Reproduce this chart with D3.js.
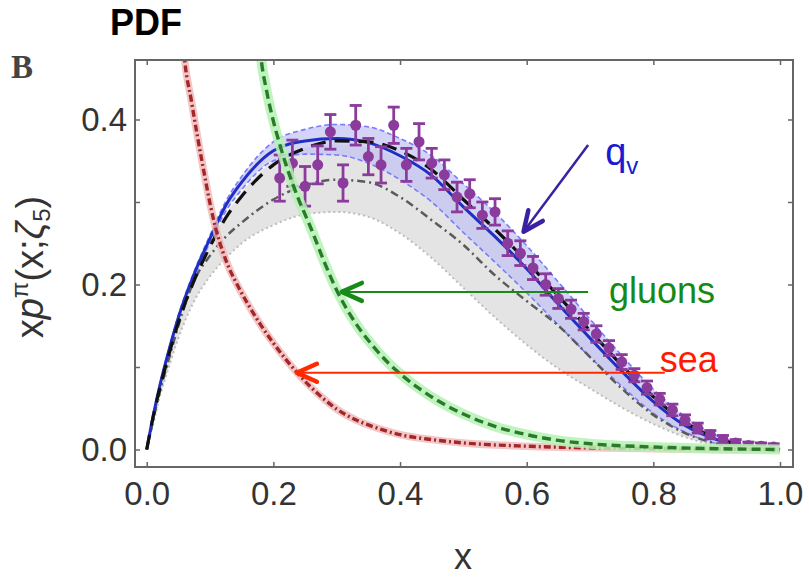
<!DOCTYPE html>
<html><head><meta charset="utf-8">
<script src="https://cdn.jsdelivr.net/npm/d3@7"></script>
<style>body{margin:0;background:#fff}svg{display:block}</style>
</head><body><svg id="c" width="809" height="581"></svg>
<script>
// ---------- data ----------
const xTicks = [0, 0.2, 0.4, 0.6, 0.8, 1.0];
const xTickLabels = ["0.0", "0.2", "0.4", "0.6", "0.8", "1.0"];
const yTicks = [0, 0.1, 0.2, 0.3, 0.4];
const yTickLabels = ["0.0", "", "0.2", "", "0.4"];

// common x grid for valence curves / bands
const gridX = [0, 0.01, 0.02, 0.035, 0.05, 0.075, 0.1, 0.125, 0.15, 0.2, 0.25, 0.3, 0.35, 0.4, 0.45, 0.5, 0.55, 0.6, 0.65, 0.7, 0.75, 0.8, 0.85, 0.9, 0.95, 1.0];
const qvY     = [0, 0.040, 0.075, 0.120, 0.160, 0.213, 0.256, 0.296, 0.324, 0.362, 0.374, 0.377, 0.372, 0.356, 0.332, 0.294, 0.258, 0.219, 0.176, 0.135, 0.095, 0.058, 0.029, 0.012, 0.003, 0];
const qvUpper = [0, 0.041, 0.077, 0.122, 0.163, 0.216, 0.260, 0.301, 0.331, 0.373, 0.388, 0.394, 0.391, 0.377, 0.356, 0.322, 0.287, 0.247, 0.203, 0.158, 0.114, 0.073, 0.040, 0.017, 0.005, 0];
const qvLower = [0, 0.039, 0.073, 0.117, 0.157, 0.209, 0.251, 0.289, 0.315, 0.350, 0.358, 0.357, 0.347, 0.327, 0.300, 0.263, 0.227, 0.190, 0.151, 0.112, 0.077, 0.044, 0.021, 0.007, 0.001, 0];
const blackY  = [0, 0.039, 0.072, 0.115, 0.154, 0.205, 0.246, 0.281, 0.307, 0.345, 0.365, 0.374, 0.373, 0.362, 0.339, 0.303, 0.267, 0.228, 0.186, 0.144, 0.102, 0.064, 0.033, 0.014, 0.004, 0];
const greyY   = [0, 0.035, 0.068, 0.110, 0.150, 0.205, 0.235, 0.258, 0.275, 0.303, 0.320, 0.327, 0.324, 0.306, 0.278, 0.248, 0.211, 0.180, 0.150, 0.112, 0.074, 0.042, 0.020, 0.007, 0.002, 0];
const greyUpper = [0, 0.040, 0.074, 0.118, 0.156, 0.208, 0.250, 0.285, 0.312, 0.350, 0.366, 0.370, 0.366, 0.352, 0.328, 0.292, 0.256, 0.217, 0.176, 0.134, 0.094, 0.058, 0.029, 0.011, 0.003, 0];
const greyLower = [0, 0.030, 0.062, 0.100, 0.135, 0.180, 0.210, 0.232, 0.250, 0.272, 0.285, 0.288, 0.282, 0.262, 0.232, 0.196, 0.160, 0.127, 0.098, 0.074, 0.051, 0.031, 0.015, 0.005, 0.001, 0];

// sea
const seaX = [0.055, 0.06, 0.07, 0.08, 0.09, 0.1, 0.11, 0.12, 0.13, 0.14, 0.16, 0.18, 0.2, 0.22, 0.24, 0.26, 0.28, 0.3, 0.33, 0.36, 0.4, 0.45, 0.5, 0.6, 0.7, 0.8, 0.9, 1.0];
const seaY = [0.52, 0.472, 0.425, 0.380, 0.338, 0.298, 0.265, 0.240, 0.220, 0.204, 0.176, 0.151, 0.129, 0.109, 0.091, 0.075, 0.061, 0.049, 0.036, 0.027, 0.018, 0.012, 0.008, 0.004, 0.002, 0.001, 0.0003, 0];

// gluons
const gluX = [0.175, 0.18, 0.19, 0.2, 0.21, 0.22, 0.23, 0.24, 0.25, 0.26, 0.28, 0.3, 0.32, 0.34, 0.36, 0.38, 0.4, 0.43, 0.46, 0.5, 0.55, 0.6, 0.65, 0.7, 0.8, 0.9, 1.0];
const gluY = [0.52, 0.478, 0.432, 0.398, 0.370, 0.345, 0.323, 0.303, 0.285, 0.267, 0.228, 0.193, 0.165, 0.142, 0.123, 0.106, 0.092, 0.074, 0.059, 0.043, 0.028, 0.018, 0.011, 0.007, 0.003, 0.001, 0];

// data points
const ptX = [0.21, 0.23, 0.25, 0.27, 0.29, 0.31, 0.33, 0.35, 0.37, 0.39, 0.41, 0.43, 0.45, 0.47, 0.49, 0.51, 0.53, 0.55, 0.57, 0.59, 0.61, 0.63, 0.65, 0.67, 0.69, 0.71, 0.73, 0.75, 0.77, 0.79, 0.81, 0.83, 0.85, 0.87, 0.89, 0.91, 0.93, 0.95, 0.97, 0.99];
const ptY = [0.329, 0.347, 0.319, 0.345, 0.385, 0.323, 0.393, 0.355, 0.345, 0.393, 0.345, 0.373, 0.347, 0.333, 0.306, 0.310, 0.284, 0.288, 0.250, 0.238, 0.220, 0.200, 0.183, 0.170, 0.155, 0.140, 0.123, 0.106, 0.090, 0.075, 0.061, 0.048, 0.036, 0.026, 0.018, 0.012, 0.008, 0.005, 0.004, 0.003];
const ptErr = [0.028, 0.028, 0.024, 0.023, 0.021, 0.022, 0.024, 0.022, 0.022, 0.022, 0.020, 0.022, 0.018, 0.018, 0.018, 0.017, 0.016, 0.016, 0.015, 0.015, 0.014, 0.013, 0.012, 0.011, 0.010, 0.010, 0.009, 0.009, 0.008, 0.008, 0.007, 0.007, 0.006, 0.006, 0.005, 0.005, 0.004, 0.004, 0.004, 0.004];

// annotations (data coordinates)
const qvArrow = {from: [0.697, 0.369], to: [0.595, 0.264]};
const gluArrow = {from: [0.697, 0.191], to: [0.308, 0.191]};
const seaArrow = {from: [0.818, 0.093], to: [0.237, 0.093]};

// ---------- drawing ----------
const L = 135, R = 793, T = 60, B = 467;
const svg = d3.select("#c");
const x = d3.scaleLinear().domain([-0.0185, 1.0205]).range([L, R]);
const y = d3.scaleLinear().domain([-0.0212, 0.4721]).range([B, T]);
const font = "'Liberation Sans', Arial, Helvetica, sans-serif";

svg.append("defs").append("clipPath").attr("id", "clip")
  .append("rect").attr("x", L).attr("y", T).attr("width", R - L).attr("height", B - T);

const plot = svg.append("g").attr("clip-path", "url(#clip)");

const bandArea = (up, lo) => d3.area()
  .x((d, i) => x(gridX[i])).y0((d, i) => y(lo[i])).y1((d, i) => y(up[i]))
  .curve(d3.curveMonotoneX)(gridX);
const gridLine = ys => d3.line().x((d, i) => x(gridX[i])).y((d, i) => y(ys[i])).curve(d3.curveMonotoneX)(gridX);
const xyLine = (xs, ys) => d3.line().x((d, i) => x(xs[i])).y((d, i) => y(ys[i])).curve(d3.curveMonotoneX)(xs);

// grey band
plot.append("path").attr("d", bandArea(greyUpper, greyLower)).attr("fill", "#e4e4e4");
plot.append("path").attr("d", gridLine(greyLower)).attr("fill", "none")
  .attr("stroke", "#bdbdbd").attr("stroke-width", 2).attr("stroke-dasharray", "2,3");

// blue band
plot.append("path").attr("d", bandArea(qvUpper, qvLower)).attr("fill", "#c2c2f4").attr("opacity", 0.7);
[qvUpper, qvLower].forEach(a => plot.append("path").attr("d", gridLine(a)).attr("fill", "none")
  .attr("stroke", "#7a7aff").attr("stroke-width", 1.6).attr("stroke-dasharray", "5,3"));

// grey dash-dot
plot.append("path").attr("d", gridLine(greyY)).attr("fill", "none")
  .attr("stroke", "#5a5a5a").attr("stroke-width", 2.5).attr("stroke-dasharray", "8,4,2,4");

// blue solid
plot.append("path").attr("d", gridLine(qvY)).attr("fill", "none")
  .attr("stroke", "#1f2fc4").attr("stroke-width", 3);
// black dashed
plot.append("path").attr("d", gridLine(blackY)).attr("fill", "none")
  .attr("stroke", "#111").attr("stroke-width", 3.2).attr("stroke-dasharray", "15,9");

// data points
const pts = plot.append("g").attr("fill", "#8a3b9c").attr("stroke", "#8a3b9c");
ptX.forEach((px, i) => {
  const cx = x(px), cy = y(ptY[i]), y1 = y(ptY[i] + ptErr[i]), y0 = y(ptY[i] - ptErr[i]);
  pts.append("line").attr("x1", cx).attr("x2", cx).attr("y1", y0).attr("y2", y1).attr("stroke-width", 2.8);
  pts.append("line").attr("x1", cx - 6).attr("x2", cx + 6).attr("y1", y1).attr("y2", y1).attr("stroke-width", 2.8);
  pts.append("line").attr("x1", cx - 6).attr("x2", cx + 6).attr("y1", y0).attr("y2", y0).attr("stroke-width", 2.8);
  pts.append("circle").attr("cx", cx).attr("cy", cy).attr("r", 5.5).attr("stroke", "none");
});

// sea
plot.append("path").attr("d", xyLine(seaX, seaY)).attr("fill", "none")
  .attr("stroke", "#efb8b8").attr("stroke-width", 7.5).attr("opacity", 0.8);
plot.append("path").attr("d", xyLine(seaX, seaY)).attr("fill", "none")
  .attr("stroke", "#a52626").attr("stroke-width", 3.4).attr("stroke-dasharray", "7,3,2,3");
// gluons
plot.append("path").attr("d", xyLine(gluX, gluY)).attr("fill", "none")
  .attr("stroke", "#b4f2b4").attr("stroke-width", 10).attr("opacity", 0.85);
plot.append("path").attr("d", xyLine(gluX, gluY)).attr("fill", "none")
  .attr("stroke", "#2b7a2b").attr("stroke-width", 3.4).attr("stroke-dasharray", "9,5");

// frame + ticks
const axStyle = g => {
  g.select(".domain").remove();
  g.selectAll(".tick line").attr("stroke", "#666").attr("stroke-width", 1.5);
  g.selectAll(".tick text").attr("font-family", font).attr("font-size", 33).attr("fill", "#333");
};
svg.append("g").attr("transform", `translate(0,${B})`)
  .call(d3.axisBottom(x).tickValues(xTicks).tickSize(-5).tickPadding(15).tickFormat((d, i) => xTickLabels[i])).call(axStyle);
svg.append("g").attr("transform", `translate(0,${T})`)
  .call(d3.axisTop(x).tickValues(xTicks).tickSize(-5).tickFormat("")).call(axStyle);
svg.append("g").attr("transform", `translate(${L},0)`)
  .call(d3.axisLeft(y).tickValues(yTicks).tickSize(-5).tickPadding(8).tickFormat((d, i) => yTickLabels[i])).call(axStyle);
svg.append("g").attr("transform", `translate(${R},0)`)
  .call(d3.axisRight(y).tickValues(yTicks).tickSize(-5).tickFormat("")).call(axStyle);
svg.append("rect").attr("x", L).attr("y", T).attr("width", R - L).attr("height", B - T)
  .attr("fill", "none").attr("stroke", "#666").attr("stroke-width", 2);

// axis titles
svg.append("text").attr("x", 463).attr("y", 569).attr("text-anchor", "middle")
  .attr("font-family", font).attr("font-size", 36).attr("fill", "#333").text("x");
const yl = svg.append("text").attr("transform", "translate(43,267) rotate(-90)")
  .attr("text-anchor", "middle").attr("font-family", font).attr("font-size", 38).attr("fill", "#333");
yl.append("tspan").text("x");
yl.append("tspan").attr("font-style", "italic").text("p");
yl.append("tspan").attr("font-size", 24).attr("dy", -15).text("π");
yl.append("tspan").attr("dy", 15).text("(x;");
yl.append("tspan").attr("font-style", "italic").text("ζ");
yl.append("tspan").attr("font-size", 24).attr("dy", 7).text("5");
yl.append("tspan").attr("dy", -7).text(")");

// title & panel letter
svg.append("text").attr("x", 110).attr("y", 35).attr("font-family", font).attr("font-weight", "bold")
  .attr("font-size", 36).attr("fill", "#000").text("PDF");
svg.append("text").attr("x", 11).attr("y", 78).attr("font-family", "'Liberation Serif', 'Times New Roman', serif")
  .attr("font-weight", "bold").attr("font-size", 33).attr("fill", "#444").text("B");

// annotations
function arrow(a, color, w) {
  const x1 = x(a.from[0]), y1 = y(a.from[1]), x2 = x(a.to[0]), y2 = y(a.to[1]);
  svg.append("line").attr("x1", x1).attr("y1", y1).attr("x2", x2).attr("y2", y2)
    .attr("stroke", color).attr("stroke-width", w);
  const ang = Math.atan2(y1 - y2, x1 - x2), len = 22, sp = 0.42;
  const p = [[x2 + len * Math.cos(ang + sp), y2 + len * Math.sin(ang + sp)], [x2, y2],
             [x2 + len * Math.cos(ang - sp), y2 + len * Math.sin(ang - sp)]];
  svg.append("path").attr("d", d3.line()(p)).attr("fill", "none").attr("stroke", color)
    .attr("stroke-width", 4.5).attr("stroke-linecap", "round").attr("stroke-linejoin", "round");
}
arrow(qvArrow, "#3a22a2", 2.5);
arrow(gluArrow, "#178a17", 2);
arrow(seaArrow, "#ff2a00", 2);

const qt = svg.append("text").attr("x", x(0.724)).attr("y", y(0.345)).attr("font-family", font)
  .attr("font-size", 38).attr("fill", "#1a1ad0");
qt.append("tspan").text("q");
qt.append("tspan").attr("font-size", 24).attr("dy", 9).text("v");
svg.append("text").attr("x", x(0.730)).attr("y", y(0.1776)).attr("font-family", font)
  .attr("font-size", 36).attr("fill", "#158a15").text("gluons");
svg.append("text").attr("x", x(0.810)).attr("y", y(0.094)).attr("font-family", font)
  .attr("font-size", 36).attr("fill", "#ff1a00").text("sea");
</script>
</body></html>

- _What you have to do_
Transcribe exactly, with no pictures, the lines running from the first line of the material through the line holding "0.005, 0.001, 0];".

- _Task solution_
Reproduce this chart with D3.js.
<!DOCTYPE html>
<html><head><meta charset="utf-8">
<script src="https://cdn.jsdelivr.net/npm/d3@7"></script>
<style>body{margin:0;background:#fff}svg{display:block}</style>
</head><body><svg id="c" width="809" height="581"></svg>
<script>
// ---------- data ----------
const xTicks = [0, 0.2, 0.4, 0.6, 0.8, 1.0];
const xTickLabels = ["0.0", "0.2", "0.4", "0.6", "0.8", "1.0"];
const yTicks = [0, 0.1, 0.2, 0.3, 0.4];
const yTickLabels = ["0.0", "", "0.2", "", "0.4"];

// common x grid for valence curves / bands
const gridX = [0, 0.01, 0.02, 0.035, 0.05, 0.075, 0.1, 0.125, 0.15, 0.2, 0.25, 0.3, 0.35, 0.4, 0.45, 0.5, 0.55, 0.6, 0.65, 0.7, 0.75, 0.8, 0.85, 0.9, 0.95, 1.0];
const qvY     = [0, 0.040, 0.075, 0.120, 0.160, 0.213, 0.256, 0.296, 0.324, 0.362, 0.374, 0.377, 0.372, 0.356, 0.332, 0.294, 0.258, 0.219, 0.176, 0.135, 0.095, 0.058, 0.029, 0.012, 0.003, 0];
const qvUpper = [0, 0.041, 0.077, 0.122, 0.163, 0.216, 0.260, 0.301, 0.331, 0.373, 0.388, 0.394, 0.391, 0.377, 0.356, 0.322, 0.287, 0.247, 0.203, 0.158, 0.114, 0.073, 0.040, 0.017, 0.005, 0];
const qvLower = [0, 0.039, 0.073, 0.117, 0.157, 0.209, 0.251, 0.289, 0.315, 0.350, 0.358, 0.357, 0.347, 0.327, 0.300, 0.263, 0.227, 0.190, 0.151, 0.112, 0.077, 0.044, 0.021, 0.007, 0.001, 0];
const blackY  = [0, 0.039, 0.072, 0.115, 0.154, 0.205, 0.246, 0.281, 0.307, 0.345, 0.365, 0.374, 0.373, 0.362, 0.339, 0.303, 0.267, 0.228, 0.186, 0.144, 0.102, 0.064, 0.033, 0.014, 0.004, 0];
const greyY   = [0, 0.035, 0.068, 0.110, 0.150, 0.205, 0.235, 0.258, 0.275, 0.303, 0.320, 0.327, 0.324, 0.306, 0.278, 0.248, 0.211, 0.180, 0.150, 0.112, 0.074, 0.042, 0.020, 0.007, 0.002, 0];
const greyUpper = [0, 0.040, 0.074, 0.118, 0.156, 0.208, 0.250, 0.285, 0.312, 0.350, 0.366, 0.370, 0.366, 0.352, 0.328, 0.292, 0.256, 0.217, 0.176, 0.134, 0.094, 0.058, 0.029, 0.011, 0.003, 0];
const greyLower = [0, 0.030, 0.062, 0.100, 0.135, 0.180, 0.210, 0.232, 0.250, 0.272, 0.285, 0.288, 0.282, 0.262, 0.232, 0.196, 0.160, 0.127, 0.098, 0.074, 0.051, 0.031, 0.015, 0.005, 0.001, 0];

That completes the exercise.